Similarly, if Olympic referees applied every Olympic by-law as they had applied to the 4 x 100 relay, they would have also by now rescinded U.S. gold in the Olympic women’s soccer final, after watching the apparent systematized bad calls of the referee which sabotaged Canada’s women’s team, and allowed the U.S. women’s soccer team to advance.  Similarly, British boxer Freddie Evans ought not to have advanced.

Furthermore, a rational and equitable review of the instant replay in the men’s 4 x 100 relay would have concluded that although the Canadian runner stepped on the line, there was no interference with the runner of the adjacent lane.  Therefore, Canada having originally been awarded the bronze medal, should keep their bronze medal, while also giving a bronze mental of the Trinidad and Tobago team.  This precedence was established when both the Canadian team of Jamie Salé and David Pelletier was awarded gold alongside the Russian team.  Such a decision at London 2012 would have similarly been in the spirit of the Olympics.

The rule against stepping ON the line in an Olympic race was clearly intended to prevent a competitor from bodily interfering against another competitor.  This rule was not intended to be applied analogous to police officer arresting every jaywalker in sight.  However, if a police officer sees that someone who is jaywalking is acting in a reckless manner, that police officer who rationally and equitably interprets the law, would be empowered to act in protecting the life of the reckless pedestrian, and also to protect the safety of drivers who seek to avoid an accident.

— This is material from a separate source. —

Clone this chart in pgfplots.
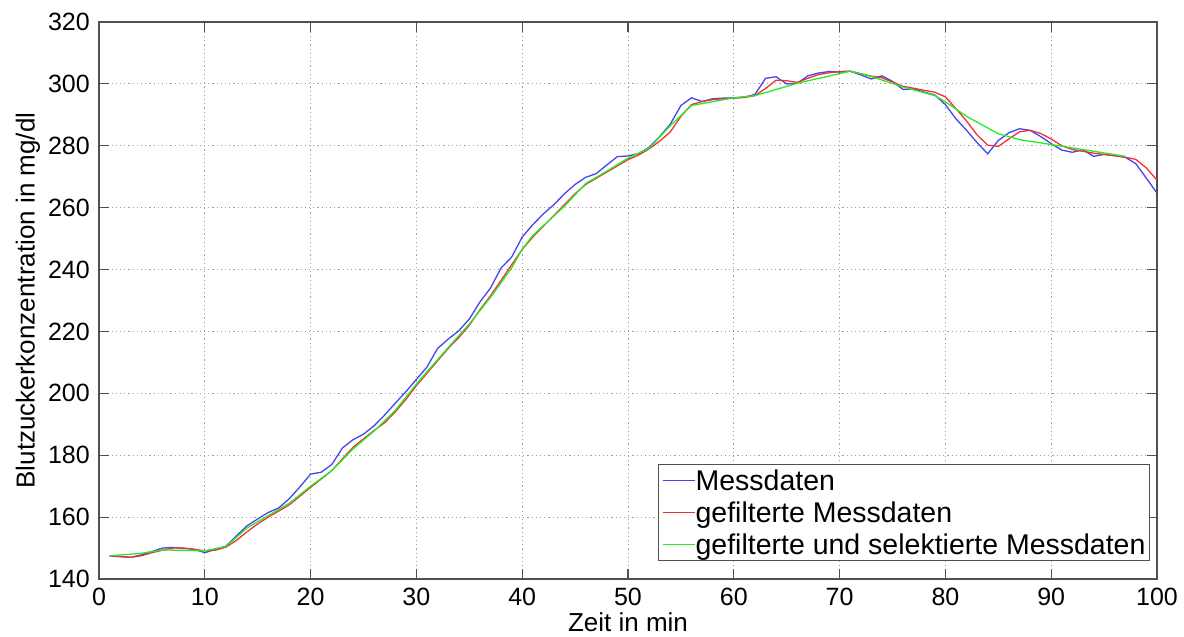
\documentclass[border=0pt]{standalone}
\usepackage{fontspec}
\setmainfont{Liberation Sans}
\usepackage{pgfplots}
\pgfplotsset{compat=1.18}

\definecolor{mblue}{RGB}{70,70,235}
\definecolor{mred}{RGB}{240,50,50}
\definecolor{mgreen}{RGB}{40,235,40}
\definecolor{axgray}{RGB}{80,80,80}

\begin{document}
\begin{tikzpicture}
\begin{axis}[
  name=ax,
  scale only axis,
  width=1058pt, height=557pt,
  xmin=0, xmax=100, ymin=140, ymax=320,
  xtick={0,10,...,100}, ytick={140,160,...,320},
  grid=major,
  major grid style={gray!75, line width=0.8pt, dash pattern=on 1.2pt off 3pt},
  axis line style={axgray, line width=1.2pt},
  tick style={axgray, line width=1.2pt},
  major tick length=10pt,
  tick align=inside, tick pos=both,
  /pgf/number format/assume math mode=true,
  /pgf/number format/1000 sep={},
  ticklabel style={font=\fontsize{25}{30}\selectfont, inner sep=0pt},
  xticklabel style={anchor=north, yshift=-9pt},
  yticklabel style={anchor=east, xshift=-9pt},
  xlabel={Zeit in min},
  ylabel={Blutzuckerkonzentration in mg/dl},
  label style={font=\fontsize{26}{30}\selectfont},
  xlabel style={at={(axis description cs:0.5,-0.0934)}, anchor=base},
  ylabel style={at={(axis description cs:-0.0671,0.5)}, anchor=center},
  legend style={at={(rel axis cs:1,0)}, anchor=south east, xshift=-7pt, yshift=18pt,
    draw=axgray, line width=1pt, inner xsep=4pt, inner ysep=0pt,
    font=\fontsize{28.5}{32}\selectfont,
    nodes={text height=23pt, text depth=3pt, inner ysep=3pt, inner xsep=0pt},
    row sep=0pt},
  legend cell align=left,
  legend image code/.code={\draw[#1] (0pt,0pt) -- (32pt,0pt);},
]
\addplot[mblue, line width=1.3pt] coordinates {
(1,147.5)(2,147.2)(3,147.0)(4,147.8)(5,148.9)(6,150.0)(7,150.2)(8,149.9)(9,149.6)(10,148.5)
(11,149.6)(12,150.6)(13,154.0)(14,157.2)(15,159.4)(16,161.5)(17,163.0)(18,166.0)(19,169.8)(20,173.9)
(21,174.5)(22,177.0)(23,182.3)(24,185.0)(25,186.8)(26,189.5)(27,193.0)(28,196.8)(29,200.5)(30,204.5)
(31,208.5)(32,214.5)(33,217.5)(34,220.2)(35,224.0)(36,229.5)(37,234.0)(38,240.5)(39,244.0)(40,250.5)
(41,254.5)(42,258.0)(43,261.0)(44,264.5)(45,267.5)(46,269.8)(47,271.0)(48,273.8)(49,276.5)(50,276.7)
(51,277.5)(52,279.5)(53,283.0)(54,287.0)(55,293.0)(56,295.5)(57,294.3)(58,295.2)(59,295.4)(60,295.5)
(61,295.7)(62,296.6)(63,301.8)(64,302.3)(65,300.0)(66,300.2)(67,302.6)(68,303.5)(69,304.0)(70,303.8)
(71,304.1)(72,302.9)(73,301.6)(74,302.6)(75,300.8)(76,298.2)(77,298.4)(78,297.3)(79,296.4)(80,293.3)
(81,288.7)(82,285.0)(83,281.0)(84,277.4)(85,281.7)(86,284.2)(87,285.5)(88,285.0)(89,283.0)(90,280.7)
(91,278.6)(92,277.9)(93,278.7)(94,276.6)(95,277.2)(96,276.8)(97,276.3)(98,274.2)(99,269.5)(100,264.7)
};
\addlegendentry{Messdaten}
\addplot[mred, line width=1.3pt] coordinates {
(1,147.5)(2,147.3)(3,147.0)(4,147.5)(5,148.5)(6,149.3)(7,150.0)(8,150.0)(9,149.6)(10,149.1)
(11,149.3)(12,150.3)(13,152.5)(14,155.3)(15,157.8)(16,160.0)(17,162.0)(18,164.0)(19,166.8)(20,169.6)
(21,172.3)(22,175.0)(23,178.8)(24,182.5)(25,185.3)(26,188.0)(27,190.5)(28,194.0)(29,198.0)(30,202.5)
(31,206.5)(32,210.5)(33,214.5)(34,218.0)(35,222.0)(36,227.0)(37,231.5)(38,236.5)(39,241.5)(40,246.5)
(41,250.5)(42,254.0)(43,257.5)(44,261.0)(45,264.5)(46,267.5)(47,269.5)(48,271.5)(49,273.5)(50,275.5)
(51,277.0)(52,279.0)(53,281.5)(54,284.5)(55,289.5)(56,293.3)(57,294.3)(58,294.9)(59,295.2)(60,295.4)
(61,295.6)(62,296.2)(63,298.5)(64,301.2)(65,301.0)(66,300.5)(67,301.8)(68,303.0)(69,303.6)(70,304.0)
(71,304.1)(72,303.3)(73,302.5)(74,302.0)(75,300.6)(76,299.2)(77,298.6)(78,297.9)(79,297.3)(80,295.8)
(81,292.0)(82,288.0)(83,283.5)(84,280.2)(85,279.8)(86,282.2)(87,284.5)(88,285.0)(89,284.0)(90,282.2)
(91,280.0)(92,278.8)(93,278.2)(94,277.6)(95,277.2)(96,276.8)(97,276.3)(98,275.6)(99,272.8)(100,268.9)
};
\addlegendentry{gefilterte Messdaten}
\addplot[mgreen, line width=1.3pt] coordinates {
(1,147.5)(4,148.3)(6,149.4)(10,149.1)(12,150.5)(14,156.5)(16,160.5)(18,164.5)(20,170.0)
(22,175.0)(24,182.0)(26,187.8)(28,194.5)(30,203.0)(33,214.8)(35,222.4)(37,231.0)(39,240.5)
(40,246.6)(41,251.0)(44,260.5)(46,267.8)(48,271.8)(50,276.0)(52,279.2)(54,286.5)(56,293.0)
(60,295.5)(62,296.2)(66,300.2)(71,304.1)(73,302.4)(76,299.0)(79,296.2)(80,294.2)(82,289.5)
(85,283.9)(87,282.0)(90,280.4)(93.5,278.5)(97,276.6)
};
\addlegendentry{gefilterte und selektierte Messdaten}
\end{axis}
\pgfresetboundingbox
\path[use as bounding box] ([xshift=-99pt,yshift=-58pt]ax.south west) rectangle ([xshift=27pt,yshift=22pt]ax.north east);
\end{tikzpicture}
\end{document}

It is up to us as Canadians, and other concerned spectators who witnessed the travesty of the 4 x 100 relay race final, to hold the Olympic Management Committee to respect principles of fairness, equity, and consistency in the application of Olympic by-laws.  By urging the Olympic Management Committee to return the bronze medals to the 4 x 100 team, we will be affirming and retrieving the spirit and integrity of the Olympics from the desire of apparent Archons to impose an unjust application of Olympic by-laws.